Published by Lowry with maps dated between 1828 and 1831, the map captures in impressive detail the "latest discoveries" in America, most notably those in the Arctic Regions.

The arctic regions reflect the discoveries of the Mackenzie River Expedition (1825-27), the discoveries of William Edward Parry aboard the HMS Fury and HMS Hecla (1821-22) and information from the Hudson's Bay Company.

In the western United States, a number of rivers are shown flowing from a unknown sources far from the Pacific Ocean to San Francisco Bay, "San Luis,"  "S. Luis Obispo" and "S. Luis Rey" and the San Diego each traversing what would actually be impassible mountain ranges which had yet to be discovered.  The details of the Rio Colorado are quite interesting, extending north to a mountain range which allows it to nearly intersect with the northern reaches of the Rio Grande River.

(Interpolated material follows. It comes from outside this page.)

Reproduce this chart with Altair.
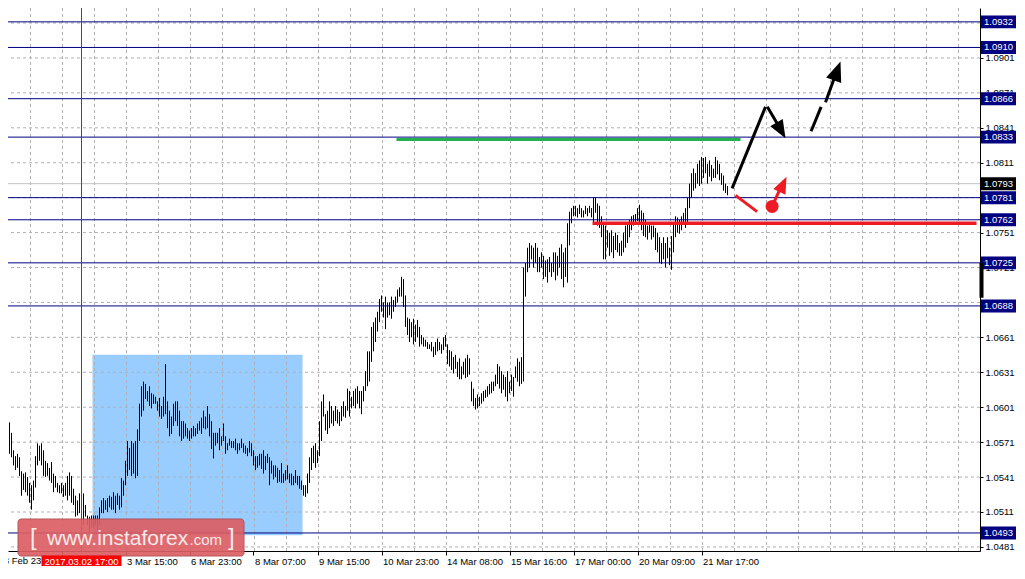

The Upper Missouri River and its tributaries are well displayed. On the opposite side of the Rocky Mountains, the Clark River and Columbia River both reach far into the region which would become British Columbia, with the border west of the Rocky Mountains between the US and British America intentionally left out following the 1818 Treaty which made Oregon Country a neutral region.


AMPR lists one copy, offered in 1983. RBH lists a single example at auction (this copy).

We note 1 example at the University of Alaska, Fairbanks.  OCLC locates a copy of the map bound into a volume of the Encyclopaedia metropolitana (1830) in the Bayerische Staatsbibliothek.

Not listed in Wheat.

Condition Description
Six double-page sheets and two single-page sheets, unjoined as issued. Minor toning and foxing.